Riley Keough’s mother sasquatch. Despite not speaking, she was surprisingly expressive with her eyes.

5 Quick Hits

  1. The music is done by The Octopus Project, a band I’m not familiar with, but seem to be in a similar vein to a band like Explosions in the Sky. Apparently, they’ve worked with the Zellner brothers before. I love when instrumental experimental rock groups are used for soundtracks. It’s something a bit different from your standard sad or stirring strings arrangements. More of this please.

  2. It took me a while to be able to tell the different sasquatch apart, so I’m not sure who the father of the baby is. There is a clear scene near the beginning of the mother and one of the others having vigorous sex, that I suppose we’re meant to assume is the origin of the baby, but because it’s early on, I couldn’t tell at the time if the father was the hedonist or the romantic.

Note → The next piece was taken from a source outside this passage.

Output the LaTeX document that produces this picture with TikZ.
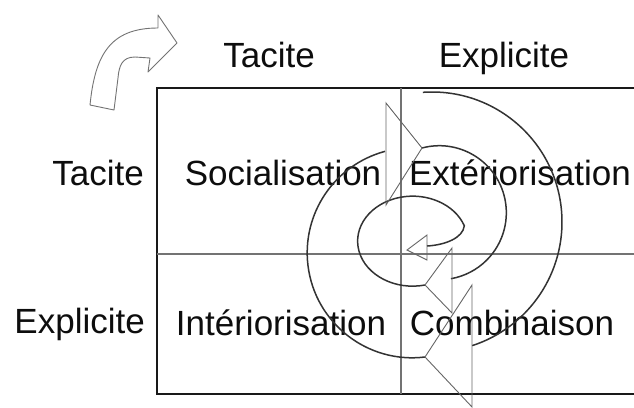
\documentclass[tikz,border=0pt]{standalone}
\usepackage{fontspec}
\setmainfont{Liberation Sans}
\usepackage{xcolor}
\usepackage{tikz}
\usetikzlibrary{calc}

\begin{document}
\begin{tikzpicture}[
    x=1pt, y=-1pt,
    lbl/.style={anchor=base, text=black!95, font=\fontsize{35}{40}\selectfont, inner sep=0pt},
    rowlbl/.style={lbl, anchor=base east},
    frame/.style={draw=black!90, line width=2.6pt},
    divider/.style={draw=black!55, line width=1.3pt},
    spiral/.style={draw=black!80, line width=1.5pt},
    head/.style={draw=black!60, line width=0.9pt, line join=miter},
    bent/.style={draw=black!55, line width=0.9pt, line join=round}
]
\clip (0,0) rectangle (634,407);
\fill[white] (0,0) rectangle (634,407);

\draw[bent] (90,105) .. controls (95,55) and (110,28) .. (158,28) -- (158,15) -- (177,43) -- (148,72) -- (150,58)
    -- (135,57) .. controls (122,57) and (119,66) .. (118,78) -- (114,110) -- cycle;

\node[lbl] (ctac) at (269,67) {Tacite};
\node[lbl] (cexp) at (504,67) {Explicite};
\node[rowlbl] (rtac) at (144,185) {Tacite};
\node[rowlbl] (rexp) at (145,333) {Explicite};

\draw[frame] (157,88) rectangle (660,394);
\draw[divider] (401,88) -- (401,394);
\draw[divider] (157,254) -- (634,254);

\node[lbl] (soc) at (283,185) {Socialisation};
\node[lbl] (ext) at (520,185) {Extériorisation};
\node[lbl] (int) at (281,335) {Intériorisation};
\node[lbl] (comb) at (512,335) {Combinaison};

\coordinate (aU) at (386,103);
\coordinate (aT) at (422,148);
\coordinate (aL) at (386,205);
\coordinate (bU) at (427,235);
\coordinate (bM) at (427,246);
\coordinate (bT) at (407,250);
\coordinate (bL) at (427,260);
\coordinate (cU) at (452,248);
\coordinate (cT) at (425,285);
\coordinate (cL) at (452,313);
\coordinate (dU) at (472,285);
\coordinate (dT) at (425,357);
\coordinate (dL) at (472,407);

\draw[spiral] ($(432,222)+(-94:130)$) arc[start angle=-94, end angle=72, radius=130];
\draw[spiral] (dT) arc[start angle=83, end angle=255, radius=105];
\draw[spiral] (aT) arc[start angle=-105, end angle=80, radius=67];
\draw[spiral] (cT) arc[start angle=77, end angle=340, x radius=55, y radius=45]
    .. controls (463,238) and (445,245) .. (bM);

\draw[head] (aU) -- (aT) -- (aL) -- cycle;
\draw[head] (bU) -- (bT) -- (bL) -- cycle;
\draw[head] (cU) -- (cT) -- (cL) -- cycle;
\draw[head] (dU) -- (dT) -- (dL) -- cycle;
\end{tikzpicture}
\end{document}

  3. *The worst campsite of all time. At one point the sasquatch come across a campsite with a tent left wide open, and food just lying about, with nothing secured or hidden. This is supposed to be in the middle of the forest, but no one who would make it that far into the wilderness would ever camp that way. The sasquatch unsurprisingly destroy the campsite, but even if they hadn’t, it would have been torn apart within minutes or hours by any number of other wild animals. It made me suspect that the Zellner brothers have never actually been camping.

  4. There’s a scene at the end that brings into focus the idea that as much as sasquatch are creatures of mystery and myth for us, we are the same for them. It’s an interesting minor theme in the story.

  5. Credit has to be given to the actors for what must have been, at times, an excruciating filming process. I can only image how awful it must have been to be trapped inside those stinky and sweaty sasquatch costumes for hours on end. That’s some serious dedication to their art. So kudos to Eisenberg, Keough, Nathan Zellner, and Christophe Zajac-Denek.